Abstract: In this paper we consider the Porous Medium Equation and establish a relationship between its Kompanets-Zel'dovich-Barenblatt solution $u(\xd,t), \xd\in \mathbb R^d,t>0$ and random flights. The time-rescaled version of $u(\xd,t)$ is the fundamental solution of the Euler-Poisson-Darboux equation which governs the distribution of random flights performed by a particle whose displacements have a Dirichlet probability distribution and choosing directions uniformly on a $d$-dimensional sphere (see, e.g., \cite{dgo}).

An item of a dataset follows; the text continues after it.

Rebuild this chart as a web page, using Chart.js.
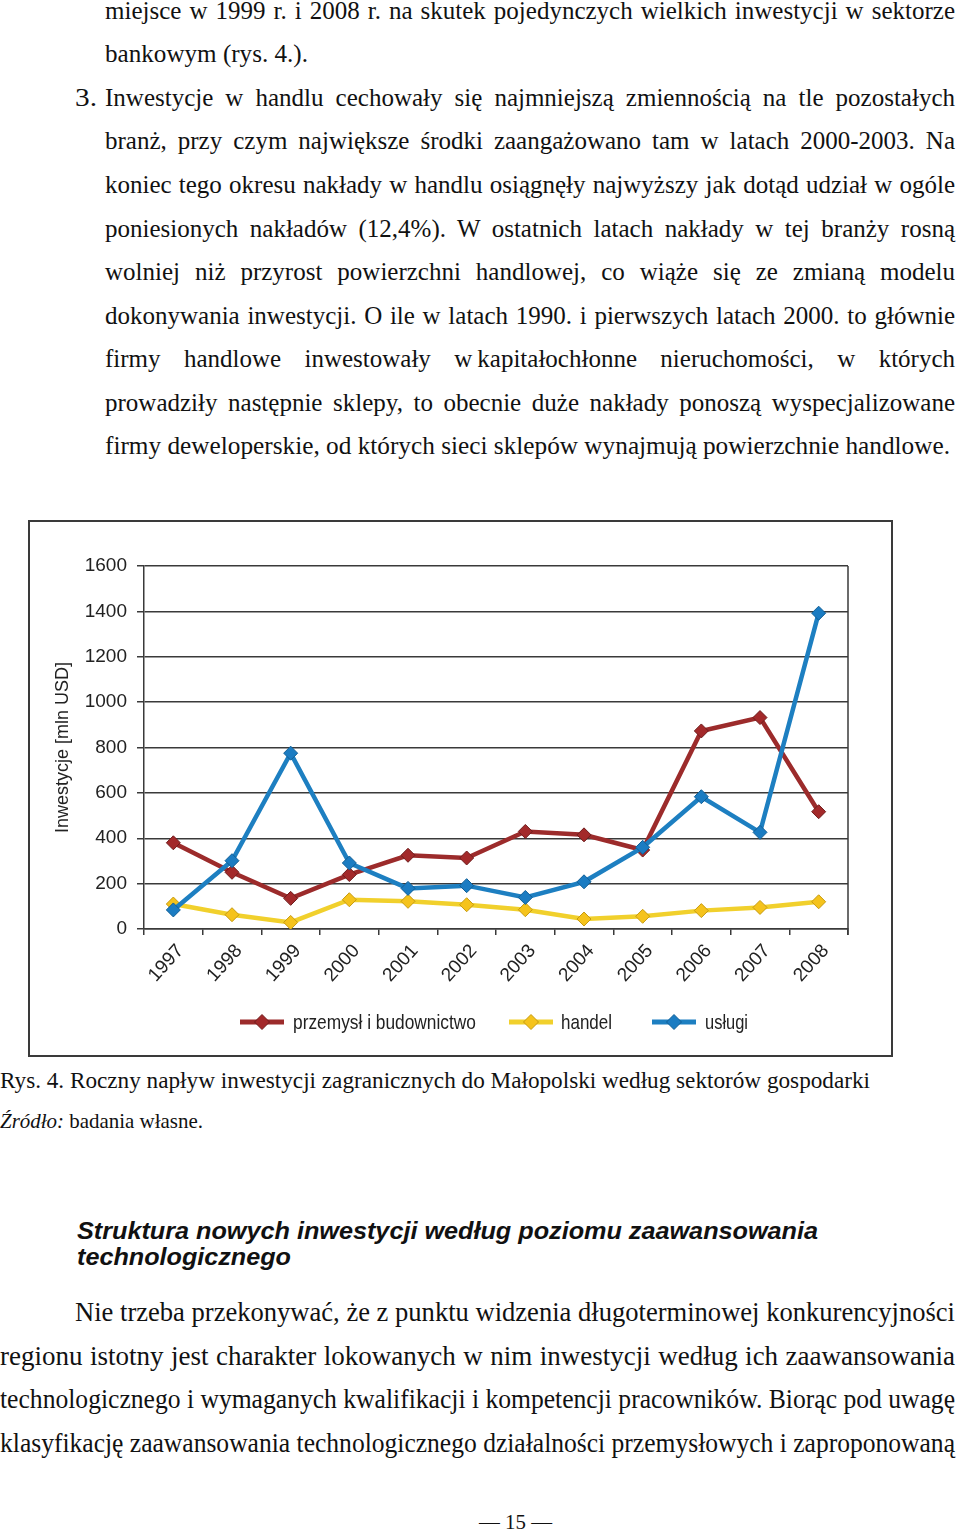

We consider the space-fractional version of the Euler-Poisson-Darboux equation and present the solution of the related Cauchy problem in terms of the probability distributions of random flights governed by the classical Euler-Poisson-Darboux equation. Furthermore, this research is also aimed at studying the relationship between the solutions of a fractional Porous Medium Equation and the fractional Euler-Poisson-Darboux equation. A considerable part of the paper is devoted to the analysis of the probabilistic tools of the solutions of the fractional equations. Also the extension to higher-order Euler-Poisson-Darboux equation is considered and the solutions interpreted as compositions of laws of pseudoprocesses.